In [1]:
from pyspark import SparkConf, SparkContext

# Initialize SparkContext
conf = SparkConf().setAppName("MaxSnowfall").setMaster("local")
sc = SparkContext(conf=conf)

# Sample input data (simulating random weather data)
weather_data = [
    ("001", 2023, 1, 15, 5),
    ("002", 2023, 1, 15, 3),
    ("001", 2023, 2, 5, 7),
    ("002", 2023, 2, 5, 1),
    ("001", 2023, 12, 25, 10),
    ("003", 2023, 12, 25, 6),
    ("001", 2023, 11, 30, 2),
    ("003", 2023, 11, 30, 8)
]

# Parallelize the data (simulating reading from a file)
rdd = sc.parallelize(weather_data)

# Mapper: Emit (year, station_id, day) as key and snowfall as value
def map_function(record):
    station_id, year, month, day, snowfall = record
    return ((year, station_id, day), snowfall)

# Applying the map function
mapped_rdd = rdd.map(map_function)

# Reducer: Find maximum snowfall per (year, station_id, day)
def reduce_function(a, b):
    return max(a, b)

# Apply the reduce function to get the maximum snowfall
reduced_rdd = mapped_rdd.reduceByKey(reduce_function)

# Collect results and find the (year, station_id, day) with the maximum snowfall
max_snowfall_record = reduced_rdd.collect()

# Output the results
max_snowfall = max(max_snowfall_record, key=lambda x: x[1])
year, station_id, day = max_snowfall[0]
snowfall = max_snowfall[1]
print(f"Max Snowfall in 2023: Station {station_id}, Day {day}, Snowfall {snowfall} inches")

# Stop SparkContext
sc.stop()


Max Snowfall in 2023: Station 001, Day 25, Snowfall 10 inches


Explanation of the Program
1. Input Data:

    The program simulates a weather database using a list of tuples in the format (station_id, year, month, day, snowfall).

    In a real scenario, this data would be read from HDFS or a file.

2. Map Function:

def map_function(record):
    station_id, year, month, day, snowfall = record
    return ((year, station_id, day), snowfall)

    Key: (year, station_id, day) — this will uniquely identify a record based on the year, station, and day.

    Value: snowfall — the snowfall amount for that day.

3. Reduce Function:

def reduce_function(a, b):
    return max(a, b)

    The reducer compares the snowfall values for each (year, station_id, day) and returns the maximum snowfall.

4. Final Output:

max_snowfall = max(max_snowfall_record, key=lambda x: x[1])

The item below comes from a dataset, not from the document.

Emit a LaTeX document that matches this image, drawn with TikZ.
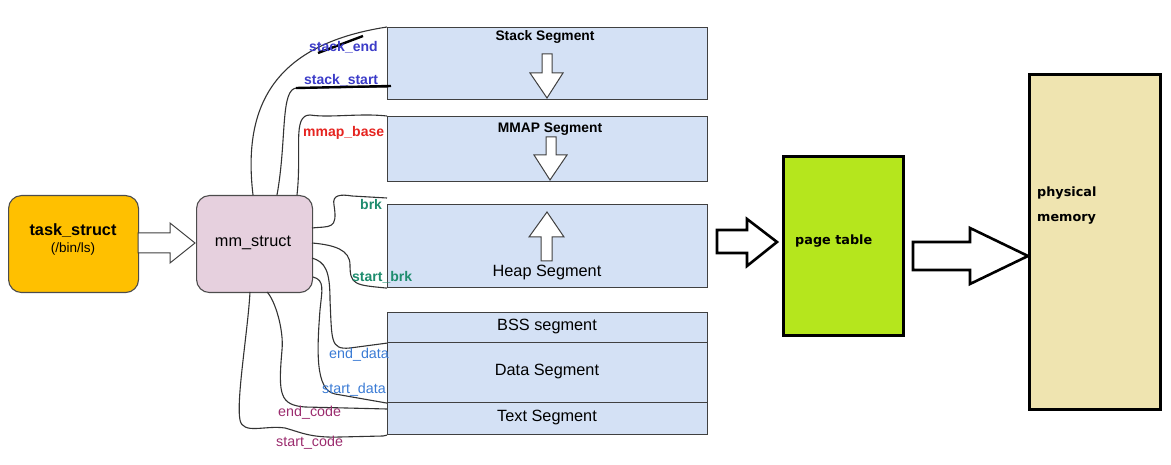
\documentclass[tikz,border=0pt]{standalone}
\usepackage{fontspec}
\setmainfont{Liberation Sans}
\newfontfamily\cnfont{DejaVu Sans}
\newcommand{\fsz}[1]{\fontsize{#1}{#1}\selectfont}
\definecolor{taskc}{HTML}{FFC000}
\definecolor{mmc}{HTML}{E6D0DE}
\definecolor{segc}{HTML}{D4E1F5}
\definecolor{ptc}{HTML}{B5E61D}
\definecolor{pmc}{HTML}{EFE4B0}
\definecolor{stk}{HTML}{3C3CC8}
\definecolor{mmp}{HTML}{E52420}
\definecolor{brkc}{HTML}{1E8C6E}
\definecolor{datc}{HTML}{3A7BD5}
\definecolor{codc}{HTML}{9B2C6E}
\begin{document}
\begin{tikzpicture}[x=1pt,y=-1pt,
  rbox/.style={draw=black!70, line width=1.1pt, rounded corners=13pt, inner sep=0pt, anchor=north west, minimum width=130pt, minimum height=97pt},
  seg/.style={draw=black!75, line width=1.1pt, fill=segc, inner sep=0pt, anchor=north west, minimum width=320pt},
  bbox/.style={draw=black, line width=2.6pt, inner sep=0pt, anchor=north west},
  lbl/.style={inner sep=0pt, anchor=west, font=\fsz{14}\bfseries},
  lblr/.style={inner sep=0pt, anchor=west, font=\fsz{14.3}},
  wire/.style={draw=black!80, line width=1.1pt},
  hol/.style={draw=black!75, line width=1pt, fill=white, line join=miter},
  bigarr/.style={draw=black, line width=2.6pt, fill=white, line join=miter},
  segtxt/.style={inner sep=0pt, font=\fsz{16.3}},
  segtxtb/.style={inner sep=0pt, font=\fsz{13.8}\bfseries},
  rtxt/.style={inner sep=0pt, anchor=west, font=\cnfont\bfseries\fsz{12.8}}
]
\useasboundingbox (0,0) rectangle (1171,465);
% left boxes
\node[rbox, fill=taskc] (task) at (8,195) {};
\node[inner sep=0pt, font=\fsz{16.3}\bfseries] (tasktxt) at (73,231) {task\_struct};
\node[inner sep=0pt, font=\fsz{13.5}] (taskbin) at (73,249) {(/bin/ls)};
\node[rbox, fill=mmc, minimum width=116pt] (mm) at (196,195) {};
\node[inner sep=0pt, font=\fsz{16.3}] (mmtxt) at (253,243) {mm\_struct};
% task -> mm block arrow
\draw[hol] (138,233) -- (170,233) -- (170,223) -- (195,243) -- (170,263) -- (170,253) -- (138,253) -- cycle;
% segments
\node[seg, minimum height=72pt] (stack) at (387,27) {};
\node[seg, minimum height=65pt] (mmap) at (387,116) {};
\node[seg, minimum height=83pt] (heap) at (387,204) {};
\node[seg, minimum height=30pt] (bss) at (387,312) {};
\node[seg, minimum height=60pt] (data) at (387,342) {};
\node[seg, minimum height=32pt] (text) at (387,402) {};
\node[segtxtb] (stacktxt) at (545,37) {Stack Segment};
\node[segtxtb] (mmaptxt) at (550,129) {MMAP Segment};
\node[segtxt] (heaptxt) at (547,273) {Heap Segment};
\node[segtxt] (bsstxt) at (547,327) {BSS segment};
\node[segtxt] (datatxt) at (547,372) {Data Segment};
\node[segtxt] (texttxt) at (547,418) {Text Segment};
% inner arrows
\draw[hol] (542,54) -- (552,54) -- (552,73) -- (563,73) -- (547,98) -- (530,73) -- (542,73) -- cycle;
\draw[hol] (546,137) -- (556,137) -- (556,155) -- (567,155) -- (550,180) -- (534,155) -- (546,155) -- cycle;
\draw[hol] (547,212) -- (564,237) -- (552,237) -- (552,261) -- (541,261) -- (541,237) -- (529,237) -- cycle;
% wires
\coordinate (c1) at (253,195);
\coordinate (c2) at (277,195);
\coordinate (c3) at (297,195);
\coordinate (c4) at (312,228);
\coordinate (c5) at (312,243);
\coordinate (c6) at (312,258);
\coordinate (c7) at (313,277);
\coordinate (c8) at (267,292);
\coordinate (c9) at (250,292);
\coordinate (ss) at (387,87);
\coordinate (bk) at (387,198);
\coordinate (ec) at (387,409);
\draw[wire] (c1) .. controls (243,110) and (270,45) .. (stack.north west);
\draw[wire] (c2) .. controls (287,140) and (280,88) .. (297,88) -- (ss);
\draw[wire] (c3) .. controls (302,150) and (292,115) .. (310,115) .. controls (330,118) and (360,113) .. (mmap.north west);
\draw[wire] (c4) .. controls (330,226) and (338,230) .. (334,205) .. controls (332,195) and (340,194) .. (352,196) -- (bk);
\draw[wire] (c5) .. controls (335,245) and (350,250) .. (350,265) .. controls (350,285) and (355,285) .. (heap.south west);
\draw[wire] (c6) .. controls (325,262) and (330,270) .. (330,300) .. controls (332,340) and (330,350) .. (350,348) -- (bss.south west);
\draw[wire] (c7) .. controls (325,280) and (322,290) .. (320,310) .. controls (317,350) and (315,390) .. (335,394) -- (data.south west);
\draw[wire] (c8) .. controls (275,300) and (284,330) .. (282,350) .. controls (278,395) and (280,405) .. (305,407) -- (ec);
\draw[wire] (c9) .. controls (248,330) and (236,400) .. (240,420) .. controls (243,435) and (265,425) .. (285,428) .. controls (300,432) and (310,438) .. (340,437) -- (383,436) -- (text.south west);
% thick black marks
\coordinate (m1) at (318,53);
\coordinate (m2) at (363,36);
\coordinate (u1) at (296,88);
\coordinate (u2) at (391,86);
\draw[line width=2.4pt, black] (m1) -- (m2);
% labels
\node[lbl, text=stk] (lse) at (309,47) {stack\_end};
\node[lbl, text=stk] (lss) at (304,80) {stack\_start};
\draw[line width=2.4pt, black] (u1) -- (u2);
\node[lbl, text=mmp] (lmb) at (303,133) {mmap\_base};
\node[lbl, text=brkc] (lbrk) at (360,204) {brk};
\node[lbl, text=brkc] (lsb) at (352,277) {start\_brk};
\node[lblr, text=datc] (led) at (329,355) {end\_data};
\node[lblr, text=datc] (lsd) at (322,390) {start\_data};
\node[lblr, text=codc] (lec) at (278,413) {end\_code};
\node[lblr, text=codc] (lsc) at (276,443) {start\_code};
% right part
\draw[bigarr] (717,230) -- (747,230) -- (747,219) -- (777,242) -- (747,266) -- (747,253) -- (717,253) -- cycle;
\node[bbox, fill=ptc, minimum width=120pt, minimum height=179pt] (pt) at (782,155) {};
\node[rtxt] (pttxt) at (795,241) {page table};
\draw[bigarr] (913,242) -- (970,242) -- (970,228) -- (1028,256) -- (970,284) -- (970,270) -- (913,270) -- cycle;
\node[bbox, fill=pmc, minimum width=131pt, minimum height=335pt] (pm) at (1028,73) {};
\node[rtxt] (pmtxt1) at (1037,193) {physical};
\node[rtxt] (pmtxt2) at (1037,219) {memory};
\end{tikzpicture}
\end{document}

    The program finds the record with the maximum snowfall from the output of the reducer.

5. Result:

    The output prints the station, day, and snowfall corresponding to the maximum snowfall in the specified year (2023).

Example Output:

Max Snowfall in 2023: Station 001, Day 25, Snowfall 10 inches

📌 How This Relates to Big Data and Hadoop:

    MapReduce: We used the Map phase to distribute the work of parsing and creating key-value pairs, and the Reduce phase to aggregate the values (snowfall) to compute the maximum.

    Scalability: This approach can scale horizontally to handle large datasets across multiple nodes in a Hadoop cluster.

    Fault Tolerance: Spark (and Hadoop) provides fault tolerance by replicating data and computations across different nodes.

    Distributed Computing: The work is distributed across the cluster, and each node processes part of the data in parallel.

🚀 Running on Hadoop

To run this on a Hadoop cluster:

    Store the input file on HDFS.

    Submit the script using spark-submit, specifying the HDFS path for input and output.

    Monitor the results through the Hadoop UI or fetch the output from the specified HDFS directory.